I don’t really know what the criteria would be.
I tend to include all the functions I think of as integral to my theme, with my theme
But I tend to organize the functions in different files then include them in my functions.php
Not sure if that’s really the best way to do it….it just keeps my functions file from getting huge
Things like sidebars, custom post types, taxonomy, etc I code directly into functions.php
Then I do things like custom comments callback, or a large block of code to add an admin theme options menu in separate files with names to help my memory, like comment-callback.php and theme-options.php
and in my functions.php just include them
require_once ( get_stylesheet_directory() . '/theme-options.php' );
etc…
but basically, if I was going to let someone use my theme, and I consider the functionality to be something that is needed in the theme, I include it in the theme rather than in a plugin
Moderator
Jan Dembowski
(@jdembowski)
Forum Moderator and Brute Squad
Some (most!) of the plugins are quite complicated and supporting them in a theme directly gets tedious.

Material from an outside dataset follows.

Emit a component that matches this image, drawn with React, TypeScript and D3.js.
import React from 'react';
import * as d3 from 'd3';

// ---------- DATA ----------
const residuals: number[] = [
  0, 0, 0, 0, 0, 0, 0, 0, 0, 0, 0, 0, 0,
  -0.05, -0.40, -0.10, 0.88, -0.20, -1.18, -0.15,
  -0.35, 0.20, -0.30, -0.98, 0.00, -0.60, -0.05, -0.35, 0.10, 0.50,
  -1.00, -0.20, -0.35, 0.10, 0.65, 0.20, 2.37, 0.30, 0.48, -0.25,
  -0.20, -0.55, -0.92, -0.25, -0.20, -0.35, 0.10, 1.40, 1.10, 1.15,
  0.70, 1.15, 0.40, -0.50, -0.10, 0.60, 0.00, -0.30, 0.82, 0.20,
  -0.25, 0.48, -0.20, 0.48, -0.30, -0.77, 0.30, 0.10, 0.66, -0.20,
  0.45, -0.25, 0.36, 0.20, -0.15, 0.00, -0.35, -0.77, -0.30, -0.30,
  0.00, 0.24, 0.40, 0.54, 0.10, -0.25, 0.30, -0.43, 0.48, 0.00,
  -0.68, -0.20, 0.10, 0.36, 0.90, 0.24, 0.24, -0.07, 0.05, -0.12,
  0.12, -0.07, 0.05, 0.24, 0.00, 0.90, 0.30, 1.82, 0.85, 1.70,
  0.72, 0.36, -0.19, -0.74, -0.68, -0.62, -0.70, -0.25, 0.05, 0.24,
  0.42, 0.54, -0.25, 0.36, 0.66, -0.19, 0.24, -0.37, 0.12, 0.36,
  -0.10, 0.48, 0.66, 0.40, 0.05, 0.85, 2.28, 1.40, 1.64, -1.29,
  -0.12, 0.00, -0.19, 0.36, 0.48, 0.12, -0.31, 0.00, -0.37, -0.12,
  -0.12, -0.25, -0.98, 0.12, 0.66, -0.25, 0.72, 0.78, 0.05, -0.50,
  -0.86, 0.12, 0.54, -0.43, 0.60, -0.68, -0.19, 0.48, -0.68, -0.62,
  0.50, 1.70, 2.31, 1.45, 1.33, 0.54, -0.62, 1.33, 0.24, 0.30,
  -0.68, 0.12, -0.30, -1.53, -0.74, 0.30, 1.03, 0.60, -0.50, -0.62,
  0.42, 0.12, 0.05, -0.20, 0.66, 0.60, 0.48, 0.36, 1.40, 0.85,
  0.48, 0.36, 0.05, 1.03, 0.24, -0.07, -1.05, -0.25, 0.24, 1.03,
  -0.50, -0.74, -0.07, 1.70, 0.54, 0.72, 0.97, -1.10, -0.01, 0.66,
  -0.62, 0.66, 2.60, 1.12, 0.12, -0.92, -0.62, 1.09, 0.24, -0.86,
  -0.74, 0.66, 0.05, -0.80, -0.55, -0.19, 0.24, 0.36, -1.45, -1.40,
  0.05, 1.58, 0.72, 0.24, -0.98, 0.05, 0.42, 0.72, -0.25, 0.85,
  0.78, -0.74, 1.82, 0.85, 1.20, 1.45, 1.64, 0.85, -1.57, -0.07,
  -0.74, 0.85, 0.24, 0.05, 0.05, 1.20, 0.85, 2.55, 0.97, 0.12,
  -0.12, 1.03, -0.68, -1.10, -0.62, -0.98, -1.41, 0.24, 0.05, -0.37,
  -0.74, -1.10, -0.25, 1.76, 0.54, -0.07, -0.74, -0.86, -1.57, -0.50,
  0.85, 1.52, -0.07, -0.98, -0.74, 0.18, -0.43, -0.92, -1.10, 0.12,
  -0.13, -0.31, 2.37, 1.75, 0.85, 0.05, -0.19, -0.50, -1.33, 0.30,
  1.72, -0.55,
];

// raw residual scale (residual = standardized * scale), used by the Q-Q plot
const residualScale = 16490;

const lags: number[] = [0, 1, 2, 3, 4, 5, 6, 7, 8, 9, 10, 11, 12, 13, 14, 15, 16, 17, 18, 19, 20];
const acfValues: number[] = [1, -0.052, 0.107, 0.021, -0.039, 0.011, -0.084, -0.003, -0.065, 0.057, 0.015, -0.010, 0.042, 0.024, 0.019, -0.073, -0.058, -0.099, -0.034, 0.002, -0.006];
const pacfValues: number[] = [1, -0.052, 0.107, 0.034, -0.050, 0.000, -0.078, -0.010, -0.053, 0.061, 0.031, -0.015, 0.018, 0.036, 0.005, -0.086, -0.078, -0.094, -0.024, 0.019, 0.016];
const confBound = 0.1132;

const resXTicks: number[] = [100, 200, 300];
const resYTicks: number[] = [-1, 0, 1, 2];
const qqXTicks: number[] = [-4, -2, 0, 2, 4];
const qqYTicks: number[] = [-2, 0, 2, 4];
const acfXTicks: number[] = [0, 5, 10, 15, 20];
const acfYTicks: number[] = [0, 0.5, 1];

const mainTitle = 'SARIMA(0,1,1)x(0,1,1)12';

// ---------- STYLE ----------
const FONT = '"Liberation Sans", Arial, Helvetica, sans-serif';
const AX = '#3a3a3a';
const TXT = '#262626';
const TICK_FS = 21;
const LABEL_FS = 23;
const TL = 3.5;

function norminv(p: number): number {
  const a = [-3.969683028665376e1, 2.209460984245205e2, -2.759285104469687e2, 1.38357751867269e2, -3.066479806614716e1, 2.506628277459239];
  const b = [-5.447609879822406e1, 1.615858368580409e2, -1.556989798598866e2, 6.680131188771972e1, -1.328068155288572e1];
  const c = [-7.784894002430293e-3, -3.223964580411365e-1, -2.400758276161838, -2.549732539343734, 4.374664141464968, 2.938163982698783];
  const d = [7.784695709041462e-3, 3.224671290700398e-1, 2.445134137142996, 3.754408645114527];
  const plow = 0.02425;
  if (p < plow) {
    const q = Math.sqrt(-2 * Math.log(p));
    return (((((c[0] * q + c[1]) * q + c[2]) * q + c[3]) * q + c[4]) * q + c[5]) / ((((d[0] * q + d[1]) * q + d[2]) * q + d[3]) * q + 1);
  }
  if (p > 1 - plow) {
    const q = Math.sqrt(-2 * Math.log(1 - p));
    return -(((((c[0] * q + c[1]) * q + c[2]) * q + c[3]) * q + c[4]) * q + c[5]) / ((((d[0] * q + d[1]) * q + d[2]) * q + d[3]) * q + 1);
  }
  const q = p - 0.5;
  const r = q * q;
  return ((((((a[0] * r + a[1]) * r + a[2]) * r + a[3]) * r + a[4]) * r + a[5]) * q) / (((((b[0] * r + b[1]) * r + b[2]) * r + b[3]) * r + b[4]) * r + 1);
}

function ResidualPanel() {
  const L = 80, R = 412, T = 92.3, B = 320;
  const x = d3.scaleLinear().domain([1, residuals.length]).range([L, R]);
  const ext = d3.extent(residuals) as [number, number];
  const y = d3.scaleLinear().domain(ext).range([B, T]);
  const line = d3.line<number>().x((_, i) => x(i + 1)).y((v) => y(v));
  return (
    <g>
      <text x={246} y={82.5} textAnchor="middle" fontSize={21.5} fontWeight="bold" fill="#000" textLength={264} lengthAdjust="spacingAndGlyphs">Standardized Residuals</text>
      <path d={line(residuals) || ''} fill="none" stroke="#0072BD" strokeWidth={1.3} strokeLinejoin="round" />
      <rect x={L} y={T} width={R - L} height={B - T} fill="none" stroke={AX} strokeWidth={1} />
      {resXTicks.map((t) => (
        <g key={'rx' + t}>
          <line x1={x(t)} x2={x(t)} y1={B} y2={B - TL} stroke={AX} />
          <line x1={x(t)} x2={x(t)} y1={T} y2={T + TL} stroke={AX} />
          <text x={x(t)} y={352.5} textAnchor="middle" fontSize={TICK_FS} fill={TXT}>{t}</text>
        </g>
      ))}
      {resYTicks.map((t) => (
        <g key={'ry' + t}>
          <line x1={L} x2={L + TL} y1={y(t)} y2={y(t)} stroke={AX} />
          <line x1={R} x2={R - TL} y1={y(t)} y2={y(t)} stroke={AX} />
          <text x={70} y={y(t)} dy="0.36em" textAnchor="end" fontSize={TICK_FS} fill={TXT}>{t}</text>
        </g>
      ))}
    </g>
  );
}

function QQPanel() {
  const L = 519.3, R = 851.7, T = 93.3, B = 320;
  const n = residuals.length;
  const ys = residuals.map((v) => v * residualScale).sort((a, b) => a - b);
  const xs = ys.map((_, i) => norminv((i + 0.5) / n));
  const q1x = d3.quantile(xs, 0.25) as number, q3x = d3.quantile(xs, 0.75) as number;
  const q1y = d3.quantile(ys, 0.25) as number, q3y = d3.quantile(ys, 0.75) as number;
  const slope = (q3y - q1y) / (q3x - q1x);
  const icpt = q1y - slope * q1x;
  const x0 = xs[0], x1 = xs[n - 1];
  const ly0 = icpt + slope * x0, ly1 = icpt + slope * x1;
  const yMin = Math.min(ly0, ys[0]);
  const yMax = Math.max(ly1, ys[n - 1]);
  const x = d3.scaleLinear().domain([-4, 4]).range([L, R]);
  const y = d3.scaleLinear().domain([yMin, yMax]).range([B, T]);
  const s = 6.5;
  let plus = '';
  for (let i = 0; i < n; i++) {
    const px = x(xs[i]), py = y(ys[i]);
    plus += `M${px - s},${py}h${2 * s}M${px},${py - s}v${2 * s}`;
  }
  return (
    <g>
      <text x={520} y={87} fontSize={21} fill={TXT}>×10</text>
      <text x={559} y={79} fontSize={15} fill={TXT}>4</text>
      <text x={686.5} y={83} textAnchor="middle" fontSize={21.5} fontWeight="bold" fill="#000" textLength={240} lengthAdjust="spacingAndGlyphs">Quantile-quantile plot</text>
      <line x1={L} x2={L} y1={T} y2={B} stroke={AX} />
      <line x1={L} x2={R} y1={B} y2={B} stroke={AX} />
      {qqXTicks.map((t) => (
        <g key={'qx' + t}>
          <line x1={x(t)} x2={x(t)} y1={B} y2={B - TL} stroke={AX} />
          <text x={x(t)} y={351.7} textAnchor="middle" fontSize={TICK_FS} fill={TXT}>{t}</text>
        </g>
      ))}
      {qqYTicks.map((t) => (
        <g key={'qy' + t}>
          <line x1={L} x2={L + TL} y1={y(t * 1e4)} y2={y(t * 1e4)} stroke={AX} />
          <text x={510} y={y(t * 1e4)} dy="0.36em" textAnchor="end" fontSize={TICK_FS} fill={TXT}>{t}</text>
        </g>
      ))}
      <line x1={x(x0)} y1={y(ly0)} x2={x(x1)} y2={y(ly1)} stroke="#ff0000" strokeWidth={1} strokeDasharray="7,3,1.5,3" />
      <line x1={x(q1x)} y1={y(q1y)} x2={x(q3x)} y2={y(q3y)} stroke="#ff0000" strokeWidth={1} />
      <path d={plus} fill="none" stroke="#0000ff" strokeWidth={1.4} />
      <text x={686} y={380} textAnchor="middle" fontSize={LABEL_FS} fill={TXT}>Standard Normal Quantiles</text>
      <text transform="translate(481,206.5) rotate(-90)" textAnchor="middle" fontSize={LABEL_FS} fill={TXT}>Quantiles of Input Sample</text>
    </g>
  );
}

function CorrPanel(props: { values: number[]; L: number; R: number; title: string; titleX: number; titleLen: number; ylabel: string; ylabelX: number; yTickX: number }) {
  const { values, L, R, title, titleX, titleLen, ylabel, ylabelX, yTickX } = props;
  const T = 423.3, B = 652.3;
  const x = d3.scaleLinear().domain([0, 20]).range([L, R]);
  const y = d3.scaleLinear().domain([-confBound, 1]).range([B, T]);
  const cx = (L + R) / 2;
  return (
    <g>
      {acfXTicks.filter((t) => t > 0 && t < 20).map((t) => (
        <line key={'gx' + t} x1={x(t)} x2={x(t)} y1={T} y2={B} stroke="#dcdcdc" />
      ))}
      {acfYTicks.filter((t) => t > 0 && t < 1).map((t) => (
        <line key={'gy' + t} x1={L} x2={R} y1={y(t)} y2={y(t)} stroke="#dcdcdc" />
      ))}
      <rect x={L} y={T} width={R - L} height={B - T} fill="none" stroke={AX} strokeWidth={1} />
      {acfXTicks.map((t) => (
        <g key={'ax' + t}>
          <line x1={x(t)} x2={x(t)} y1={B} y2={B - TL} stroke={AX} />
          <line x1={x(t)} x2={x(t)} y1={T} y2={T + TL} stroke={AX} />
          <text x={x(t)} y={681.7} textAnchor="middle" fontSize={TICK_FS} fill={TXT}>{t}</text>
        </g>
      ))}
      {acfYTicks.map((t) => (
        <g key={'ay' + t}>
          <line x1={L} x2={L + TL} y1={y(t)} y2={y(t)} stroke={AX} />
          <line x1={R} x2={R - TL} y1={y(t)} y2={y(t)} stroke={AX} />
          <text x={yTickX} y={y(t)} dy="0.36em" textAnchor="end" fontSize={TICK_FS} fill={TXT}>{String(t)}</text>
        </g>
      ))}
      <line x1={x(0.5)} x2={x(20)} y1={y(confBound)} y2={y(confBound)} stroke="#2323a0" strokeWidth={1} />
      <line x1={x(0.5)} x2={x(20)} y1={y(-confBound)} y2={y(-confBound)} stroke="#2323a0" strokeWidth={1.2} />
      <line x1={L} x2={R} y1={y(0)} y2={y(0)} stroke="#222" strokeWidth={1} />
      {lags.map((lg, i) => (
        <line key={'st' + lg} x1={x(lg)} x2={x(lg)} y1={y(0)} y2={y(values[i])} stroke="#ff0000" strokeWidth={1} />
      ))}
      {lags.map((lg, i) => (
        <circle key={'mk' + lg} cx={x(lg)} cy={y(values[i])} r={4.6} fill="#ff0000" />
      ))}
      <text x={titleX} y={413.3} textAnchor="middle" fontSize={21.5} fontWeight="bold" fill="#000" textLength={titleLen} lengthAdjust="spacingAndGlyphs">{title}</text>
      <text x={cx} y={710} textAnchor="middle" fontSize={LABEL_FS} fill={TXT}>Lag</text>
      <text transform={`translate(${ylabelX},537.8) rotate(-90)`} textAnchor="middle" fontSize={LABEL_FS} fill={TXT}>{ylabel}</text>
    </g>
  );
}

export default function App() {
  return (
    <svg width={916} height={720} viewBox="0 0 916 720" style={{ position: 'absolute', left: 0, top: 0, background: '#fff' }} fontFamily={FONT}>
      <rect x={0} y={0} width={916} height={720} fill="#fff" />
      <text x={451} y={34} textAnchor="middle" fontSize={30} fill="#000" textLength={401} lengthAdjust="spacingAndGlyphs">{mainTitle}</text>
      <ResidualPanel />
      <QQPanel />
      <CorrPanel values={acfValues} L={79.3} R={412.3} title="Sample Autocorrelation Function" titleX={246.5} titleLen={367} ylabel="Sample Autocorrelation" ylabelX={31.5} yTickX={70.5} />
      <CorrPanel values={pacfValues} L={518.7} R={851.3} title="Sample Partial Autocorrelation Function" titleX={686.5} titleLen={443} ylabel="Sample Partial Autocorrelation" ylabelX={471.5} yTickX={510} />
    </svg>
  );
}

If you want the options/functionality/feature to be available in your theme, then you might want to use function.php. That way the features stay with your theme and the users do not need to download addtional files.
If you want to recommend that your theme users use those plugins but leave it up to them, then in your readme.txt file you can place pointers to those plugins and just add if..then support in your theme files for those plugins.
Thanks to both of you. I have my theme planned just as both of you put it. Especially using separate files to store large code blocks and calling those files from the functions.php file. Very clear.